E la cosa non è andata giù. No, non la chiusura dei musei – o almeno non solo – ma l’utilizzo non conforme delle grandi opere del passato. Sulla vicenda si è schierato Nicola Spinosa, già Soprintendente a Napoli e direttore di Capodimonte, che ha alzato il tiro attaccando il suo omologo attuale, Sylvain Bellenger, reo di aver accordato il permesso a girare. «Sannino che canta davanti a Caravaggio non mi sorprende, è solo una nuova puntata di un programma già visto, dalla mostra di Gemito degna della Rinascente a quella di Luca Giordano, pittore solare sacrificato in un allestimento oscuro», ha dichiarato Spinosa al Corriere del Mezzogiorno. «Stavolta poi far cantare un neomelodico in quelle sale è assolutamente inutile: non serve a Sannino, che è già famoso, e non serve certamente a Capodimonte», ha continuato l’ex direttore, che al museo ha legato gran parte della sua vita e della sua carriera.

A tuonare contro il video, Tomaso Montanari, tra i più influenti storici dell’arte, docente universitario, presidente del Comitato tecnico scientifico delle Belle arti del Mibac e membro del consiglio superiore dei Beni culturali. «Lo chiarisce il Codice dei Beni culturali: i beni non si possono usare per fini incompatibili con il loro carattere storico artistico», ha spiegato Montanari, che intervenne anche sulla querelle di Chiara Ferragni alle Gallerie degli Uffizi.

In questo caso, chiaramente, il discorso parte da presupposti diversi. Quella volta, infatti, si trattava di una fotografia pubblicata dalla stessa Ferragni, direttamente dal backstage di uno shooting per Vogue, con la Primavera del Botticelli a fare da sfondo. Gli Uffizi, da parte loro, salirono sull’onda social e condivisero un post in cui, in maniera maldestra anche se non totalmente campata in aria, si mettevano in dialogo i canoni estetici delle diverse epoche. E bastò il suono della notifica a scatenare l’inferno.

Questa volta non c’entrano i social e il loro spirito. Se quella scenografia era calibrata al millimetro per rappresentare una “istantanea di vita reale”, volendo restituire l’hic et nunc dell’immediatezza casuale e un po’ sbadata di una fashion-material girl in un luogo della cultura, in questo caso si tratta esplicitamente di un prodotto di artificio, più simile agli episodi di Mahmood al Museo Egizio di Torino e di Beyoncé e Jay-Z al Louvre di Parigi.
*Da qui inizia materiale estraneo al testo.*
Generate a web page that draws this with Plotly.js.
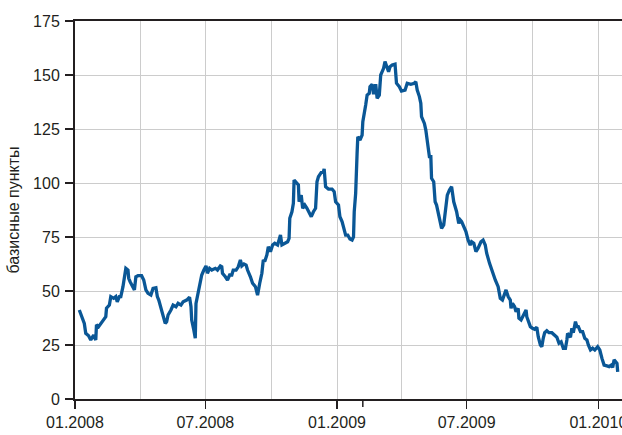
<!DOCTYPE html>
<html>
<head>
<meta charset="utf-8">
<script src="https://cdn.plot.ly/plotly-3.0.1.min.js"></script>
<style>html,body{margin:0;padding:0;background:#fff;}#chart{width:622px;height:435px;}</style>
</head>
<body>
<div id="chart"></div>
<script>
var dates = [
"2008-01-07","2008-01-11","2008-01-14","2008-01-16","2008-01-20","2008-01-23","2008-01-27","2008-01-30","2008-01-31","2008-02-03",
"2008-02-06","2008-02-10","2008-02-13","2008-02-14","2008-02-18","2008-02-20","2008-02-24","2008-02-27","2008-02-29","2008-03-03",
"2008-03-05","2008-03-08","2008-03-10","2008-03-12","2008-03-15","2008-03-16","2008-03-18","2008-03-21","2008-03-24","2008-03-26",
"2008-03-29","2008-04-03","2008-04-06","2008-04-09","2008-04-12","2008-04-16","2008-04-19","2008-04-23","2008-04-25","2008-04-27",
"2008-04-30","2008-05-03","2008-05-06","2008-05-08","2008-05-10","2008-05-14","2008-05-17","2008-05-21","2008-05-24","2008-05-28",
"2008-05-31","2008-06-05","2008-06-09","2008-06-11","2008-06-12","2008-06-15","2008-06-17","2008-06-18","2008-06-21","2008-06-24",
"2008-06-26","2008-06-29","2008-07-02","2008-07-04","2008-07-07","2008-07-10","2008-07-15","2008-07-18","2008-07-22","2008-07-24",
"2008-07-25","2008-07-29","2008-08-01","2008-08-04","2008-08-07","2008-08-09","2008-08-13","2008-08-16","2008-08-19","2008-08-21",
"2008-08-24","2008-08-27","2008-08-29","2008-09-02","2008-09-05","2008-09-09","2008-09-12","2008-09-15","2008-09-18","2008-09-20",
"2008-09-22","2008-09-25","2008-09-27","2008-09-30","2008-10-03","2008-10-06","2008-10-10","2008-10-12","2008-10-14","2008-10-16",
"2008-10-20","2008-10-24","2008-10-26","2008-10-27","2008-10-30","2008-11-01","2008-11-02","2008-11-06","2008-11-08","2008-11-09",
"2008-11-12","2008-11-14","2008-11-17","2008-11-20","2008-11-23","2008-11-26","2008-11-29","2008-12-02","2008-12-04","2008-12-06",
"2008-12-10","2008-12-13","2008-12-14","2008-12-16","2008-12-20","2008-12-25","2008-12-28","2008-12-30","2009-01-03","2009-01-05",
"2009-01-08","2009-01-11","2009-01-13","2009-01-16","2009-01-19","2009-01-22","2009-01-24","2009-01-25","2009-01-27","2009-01-29",
"2009-01-30","2009-02-02","2009-02-05","2009-02-06","2009-02-08","2009-02-10","2009-02-12","2009-02-15","2009-02-16","2009-02-19",
"2009-02-21","2009-02-24","2009-02-26","2009-03-01","2009-03-03","2009-03-07","2009-03-09","2009-03-11","2009-03-14","2009-03-16",
"2009-03-19","2009-03-23","2009-03-25","2009-03-29","2009-04-01","2009-04-06","2009-04-09","2009-04-14","2009-04-19","2009-04-21",
"2009-04-23","2009-04-26","2009-04-28","2009-04-29","2009-05-03","2009-05-05","2009-05-07","2009-05-10","2009-05-12","2009-05-13",
"2009-05-16","2009-05-18","2009-05-20","2009-05-23","2009-05-25","2009-05-27","2009-05-30","2009-06-01","2009-06-04","2009-06-07",
"2009-06-10","2009-06-13","2009-06-15","2009-06-17","2009-06-20","2009-06-22","2009-06-24","2009-06-27","2009-06-30","2009-07-03",
"2009-07-06","2009-07-08","2009-07-11","2009-07-14","2009-07-17","2009-07-21","2009-07-24","2009-07-27","2009-07-29","2009-08-02",
"2009-08-06","2009-08-10","2009-08-14","2009-08-17","2009-08-20","2009-08-23","2009-08-25","2009-08-28","2009-08-31","2009-09-01",
"2009-09-03","2009-09-06","2009-09-08","2009-09-11","2009-09-12","2009-09-15","2009-09-18","2009-09-22","2009-09-23","2009-09-25",
"2009-09-28","2009-10-01","2009-10-04","2009-10-07","2009-10-09","2009-10-12","2009-10-14","2009-10-16","2009-10-18","2009-10-21",
"2009-10-24","2009-10-28","2009-11-01","2009-11-04","2009-11-07","2009-11-10","2009-11-13","2009-11-16","2009-11-18","2009-11-19",
"2009-11-23","2009-11-25","2009-11-27","2009-11-30","2009-12-02","2009-12-04","2009-12-07","2009-12-10","2009-12-13","2009-12-16",
"2009-12-18","2009-12-21","2009-12-24","2009-12-27","2009-12-31","2010-01-03","2010-01-06","2010-01-09","2010-01-13","2010-01-16",
"2010-01-19","2010-01-21","2010-01-23","2010-01-27","2010-01-28"
];
var spread = [
41.2,38.1,35.0,30.4,29.3,27.3,29.6,27.3,34.3,33.5,
35.0,36.6,38.1,42.0,43.5,47.4,46.6,47.4,45.0,47.4,
47.4,52.0,55.9,60.5,59.7,55.9,54.3,52.0,50.5,56.6,
57.1,57.1,55.1,50.5,48.9,48.1,51.2,51.5,47.4,45.8,
42.0,38.1,35.0,35.8,38.9,41.2,43.5,42.7,44.3,43.5,
45.0,45.8,47.1,42.7,36.6,31.9,28.1,44.3,49.7,53.6,
57.4,59.7,61.6,58.2,60.5,59.7,60.5,59.7,61.6,61.2,
58.2,56.6,55.1,57.4,57.4,59.7,59.7,61.2,64.4,61.6,
62.5,62.0,59.7,56.6,53.6,52.0,48.1,53.6,58.2,64.4,
63.6,66.7,70.5,68.2,71.3,72.1,71.3,73.6,75.9,71.3,
72.1,72.8,74.4,83.7,86.7,90.6,101.4,99.8,99.1,91.3,
94.4,88.3,89.8,88.3,86.7,84.4,86.7,88.3,100.6,102.9,
104.9,105.2,106.5,98.3,97.2,97.2,96.0,91.3,89.8,84.4,
82.1,79.0,75.9,75.9,74.1,73.6,75.1,86.7,95.2,113.7,
121.4,119.9,122.2,128.4,131.5,136.1,140.7,141.5,144.6,145.7,
141.1,145.7,139.2,140.7,150.0,153.1,156.2,154.6,151.5,153.8,
154.6,155.0,146.2,144.6,142.6,143.0,146.2,145.7,146.2,146.9,
143.0,140.0,136.9,130.7,127.6,124.5,119.1,112.2,112.2,102.2,
100.6,91.3,89.8,84.4,80.6,79.0,80.6,86.7,94.4,96.8,
98.3,91.3,89.0,86.7,81.3,82.9,82.1,79.8,77.5,73.6,
71.3,72.8,72.1,68.2,69.8,72.8,73.6,71.3,67.5,62.8,
58.5,55.1,52.0,46.6,45.8,48.1,50.5,47.4,45.8,42.0,
44.3,42.7,40.4,42.0,37.4,36.6,38.9,41.2,38.1,35.8,
33.5,32.7,32.3,33.2,28.8,25.0,24.2,28.1,30.7,31.6,
30.7,30.7,29.2,28.6,25.8,26.5,23.5,23.5,27.3,30.4,
28.6,32.7,30.7,35.8,33.5,33.5,31.2,31.2,28.1,27.3,
25.0,22.7,23.5,22.7,24.2,22.7,18.8,15.7,15.3,15.0,
15.7,14.6,18.1,16.5,12.6
];
var yTicks = [0, 25, 50, 75, 100, 125, 150, 175];
var xTickDates = ["2008-01-01","2008-07-01","2009-01-01","2009-07-01","2010-01-01"];
var xTickLabels = ["01.2008","07.2008","01.2009","07.2009","01.2010"];
var yTitle = "базисные пункты";

var fontFam = "'Liberation Sans Narrow', 'Liberation Sans', Arial, sans-serif";
var trace = {
  x: dates, y: spread, type: "scatter", mode: "lines",
  line: {color: "#0a5796", width: 3.3}, hoverinfo: "skip"
};
var layout = {
  width: 622, height: 435,
  margin: {l: 75, r: 0, t: 21, b: 36},
  paper_bgcolor: "#fff", plot_bgcolor: "#fff",
  font: {family: fontFam, size: 16, color: "#231f20"},
  showlegend: false,
  xaxis: {
    type: "date",
    range: ["2008-01-01", "2010-02-03"],
    tickmode: "array", tickvals: xTickDates, ticktext: xTickLabels,
    ticklabeloverflow: "allow",
    ticks: "outside", ticklen: 8, tickwidth: 1.5, tickcolor: "#231f20",
    showline: true, linecolor: "#231f20", linewidth: 2, mirror: true,
    showgrid: true, gridcolor: "#cccccc", gridwidth: 1,
    minor: {dtick: "M3", tick0: "2008-01-01", showgrid: true, gridcolor: "#cccccc", gridwidth: 1, ticks: ""},
    zeroline: false, fixedrange: true
  },
  yaxis: {
    range: [0, 175],
    tickmode: "array", tickvals: yTicks,
    ticks: "outside", ticklen: 8, tickwidth: 1.5, tickcolor: "#231f20",
    showline: true, linecolor: "#231f20", linewidth: 2,
    showgrid: true, gridcolor: "#cccccc", gridwidth: 1,
    zeroline: false, fixedrange: true,
    ticklabelstandoff: 2,
    title: {text: yTitle, font: {size: 16}, standoff: 9}
  },
  shapes: [{
    type: "line", xref: "x", yref: "paper",
    x0: "2009-02-06", x1: "2009-02-06", y0: 0, y1: -0.021,
    line: {color: "#231f20", width: 1.5}
  }]
};
Plotly.newPlot("chart", [trace], layout, {displayModeBar: false, staticPlot: true});
</script>
</body>
</html>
Si tratta sempre di lavori della creatività, della tecnica, del calcolo e di altre coincidenze, impostati sul principio della meraviglia, per raggiungere un livello fictional di gradevolezza, di confort percettivo. Ma nel caso dei videoclip il contesto è strumentale a una narrazione che va oltre la forte presenza del protagonista. Non camera dell’eco per l’ego, ma costruzione scenografica in cui i fruitori, come accade in un teatro, possono rivedere e ricondividere la similitudine tra se stessi e la comunità. Lecito che una situazione del genere, così dinamica, pulsante e riferita alla stretta attualità, possa replicarsi in un museo – o nelle sue prossimità virtuali -, luogo tradizionalmente deputato alla conservazione della storia? A quanto pare sì, considerando la svolta “identitaria” assunta negli ultimi anni dai musei, le cui attività, anche a livello ministeriale, sono state ripensate in funzione di un ruolo propositivo nei confronti del territorio della contemporaneità, con tutti i rischi e le potenzialità che una posizione del genere può comportare.
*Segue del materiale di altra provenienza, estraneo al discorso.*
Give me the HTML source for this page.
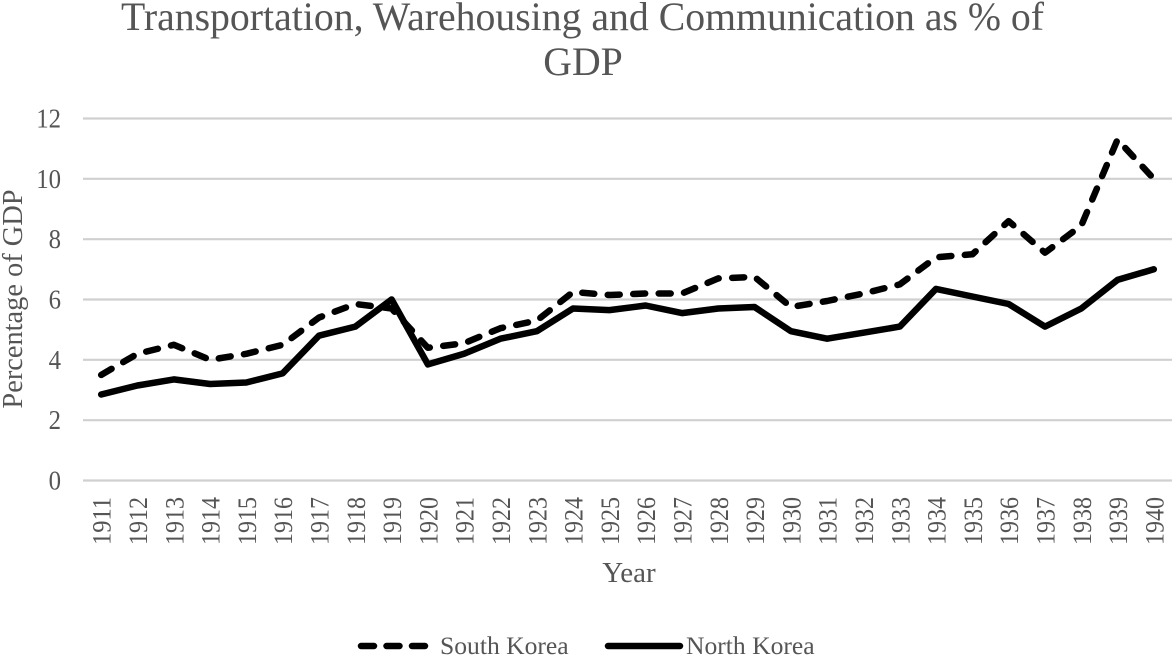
<!DOCTYPE html>
<html>
<head>
<meta charset="utf-8">
<style>
html,body{margin:0;padding:0;background:#fff;width:1175px;height:656px;overflow:hidden}
svg{display:block}
text{font-family:"Liberation Serif",serif;fill:#555}
</style>
</head>
<body>
<svg id="chart" width="1175" height="656" viewBox="0 0 1175 656" xmlns="http://www.w3.org/2000/svg">
<text x="582.5" y="30" text-anchor="middle" font-size="39.75">Transportation, Warehousing and Communication as % of</text>
<text x="583" y="75" text-anchor="middle" font-size="39.75">GDP</text>
<text transform="translate(22,299) rotate(-90)" text-anchor="middle" font-size="28.4">Percentage of GDP</text>
<text x="629" y="582" text-anchor="middle" font-size="29">Year</text>
<g id="grid"></g>
<g id="yticks"></g>
<g id="xticks"></g>
<polyline id="south" fill="none" stroke="#000" stroke-width="6.5" stroke-linecap="round" stroke-linejoin="round" stroke-dasharray="12 13.5"></polyline>
<polyline id="north" fill="none" stroke="#000" stroke-width="6.5" stroke-linecap="round" stroke-linejoin="round"></polyline>
<g>
<line x1="361" y1="646" x2="425" y2="646" stroke="#000" stroke-width="6.5" stroke-linecap="round" stroke-dasharray="13 12.5"></line>
<text x="440" y="654" font-size="25.6">South Korea</text>
<line x1="608" y1="646" x2="680" y2="646" stroke="#000" stroke-width="6.5" stroke-linecap="round"></line>
<text x="686" y="654" font-size="25.6">North Korea</text>
</g>
</svg>
<script>
const years = [1911,1912,1913,1914,1915,1916,1917,1918,1919,1920,1921,1922,1923,1924,1925,1926,1927,1928,1929,1930,1931,1932,1933,1934,1935,1936,1937,1938,1939,1940];
const southKorea = [3.5,4.2,4.5,4.0,4.2,4.5,5.4,5.85,5.7,4.4,4.55,5.05,5.3,6.25,6.15,6.2,6.2,6.7,6.75,5.75,5.95,6.2,6.5,7.4,7.5,8.6,7.55,8.45,11.3,10.0];
const northKorea = [2.85,3.15,3.35,3.2,3.25,3.55,4.8,5.1,6.0,3.85,4.2,4.7,4.95,5.7,5.65,5.8,5.55,5.7,5.75,4.95,4.7,4.9,5.1,6.35,6.1,5.85,5.1,5.7,6.65,7.0];
const yTicks = [0,2,4,6,8,10,12];

const NS = 'http://www.w3.org/2000/svg';
const left = 83, right = 1172, y0 = 480.5, y12 = 118.5;
function xPos(i){ return left + (i + 0.5) * (right - left) / years.length; }
function yPos(v){ return y0 - v * (y0 - y12) / 12; }

const grid = document.getElementById('grid');
const yticks = document.getElementById('yticks');
yTicks.forEach(function(t){
  const l = document.createElementNS(NS, 'line');
  
  
  l.setAttribute('x1', left);
  l.setAttribute('x2', right);
  l.setAttribute('y1', yPos(t));
  l.setAttribute('y2', yPos(t));
  l.setAttribute('stroke', '#d0d0d0');
  l.setAttribute('stroke-width', '2.2');
  grid.appendChild(l);
  const s = document.createElementNS(NS, 'text');
  
  
  s.setAttribute('x', 61);
  s.setAttribute('y', yPos(t) + 9);
  s.setAttribute('text-anchor', 'end');
  s.setAttribute('font-size', '27');
  s.setAttribute('textLength', String(t).length * 12.4);
  s.setAttribute('lengthAdjust', 'spacingAndGlyphs');
  s.textContent = t;
  yticks.appendChild(s);
});

const xticks = document.getElementById('xticks');
years.forEach(function(yr, i){
  const s = document.createElementNS(NS, 'text');
  
  
  s.setAttribute('transform', 'translate(' + (xPos(i) + 9.5) + ',545) rotate(-90)');
  s.setAttribute('font-size', '26.5');
  s.setAttribute('textLength', '48');
  s.setAttribute('lengthAdjust', 'spacingAndGlyphs');
  s.textContent = yr;
  xticks.appendChild(s);
});

function pts(arr){
  return arr.map(function(v, i){ return xPos(i).toFixed(1) + ',' + yPos(v).toFixed(1); }).join(' ');
}
document.getElementById('south').setAttribute('points', pts(southKorea));
document.getElementById('north').setAttribute('points', pts(northKorea));
</script>
</body>
</html>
Nelle inquadrature del video di Voglia, scolasticamente rallentate e poco invasive nei confronti del contesto, evitando coreografie eccessive e, anzi, con una certa grazia nei movimenti, si indugia languidamente ma senza volgarismi sui particolari dei capolavori della Collezione Farnese, per isolare chirurgicamente, dal dramma che alcune opere pure esprimono, il romanticismo dei famosi corpi modellati dai campionissimi del settore, quali Tiziano, Caravaggio e Ribera. In effetti, il testo della canzone parla chiaro: «Voglia ‘e fa ammore cu’tte / voglia, che voglia, pecchè? / sempe sta smania ‘e capi / ma ‘o core vó accussi». L’amore è un sentimento rarefatto e poetico, certo, ma la voglia può andare oltre e diventare qualcosa di più sensuale, difficile da capire e da interpretare come un sogno languoroso, sfumato in un dormiveglia romantico o anche in un incontro fortuito, magari in un museo, toh, il luogo che meno ti aspetti, mentre i commenti al video, nel frattempo delle polemiche, continuano a fluire e condividere, citando la voce di Sannino e «quelle opere molto belle».